Nikki Finke reports that the release date for Harry Potter and the Half-Blood Prince has been postponed by a factor of eight months, from its original release date on November 21, 2008 to July 17, 2009.
That means this film, the sixth in the series, will be coming out two years and six days after the previous film, Harry Potter and the Order of the Phoenix — easily the longest gap between Harry Potter movies to date. The second movie came out only one year after the first movie, and each movie since then has been released after intervals of roughly one year and a half.
However, the intervals promise to get shorter again, after that. The seventh and final book, Harry Potter and the Deathly Hallows, is being split into two films, with release dates currently planned for November 2010 and May 2011 — and Finke says the change in release date for Half-Blood Prince “does not alter the production schedule” for Deathly Hallows.

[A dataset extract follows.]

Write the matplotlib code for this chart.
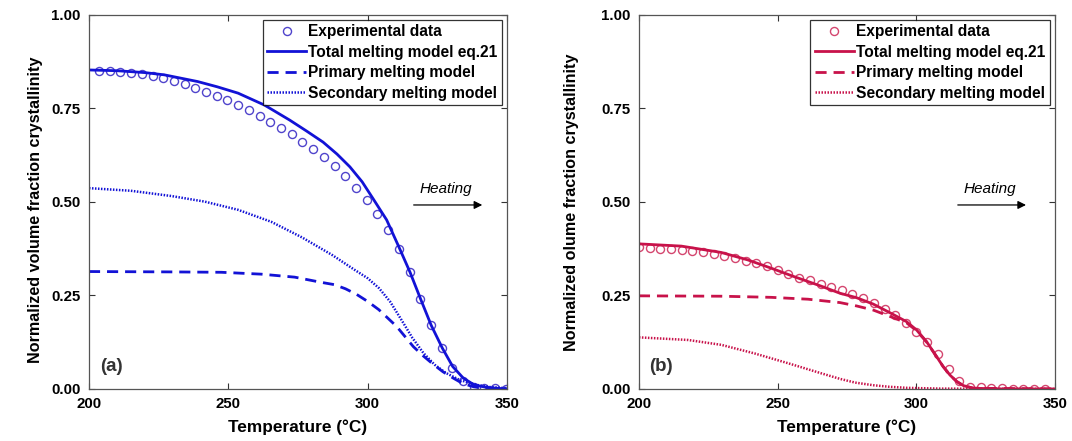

The change in release date also means that 2008 will be only the second year since 1996 in which there was no new Harry Potter book or movie — unless we count the 800-word prequel that J.K. Rowling dashed off for a charity auction earlier this year, or the upcoming re-packaging of The Tales of Beedle the Bard, a handwritten copy of which was auctioned off in 2007. The other year without any new Harry Potter product was 2006.
Not coincidentally, I assume, the new release date is also almost exactly one year after the release date for The Dark Knight, and the Batman movies, like the Harry Potter movies, are produced by Warner Brothers. Releasing these mega-sequels in mid-July is working out very well for them, isn’t it?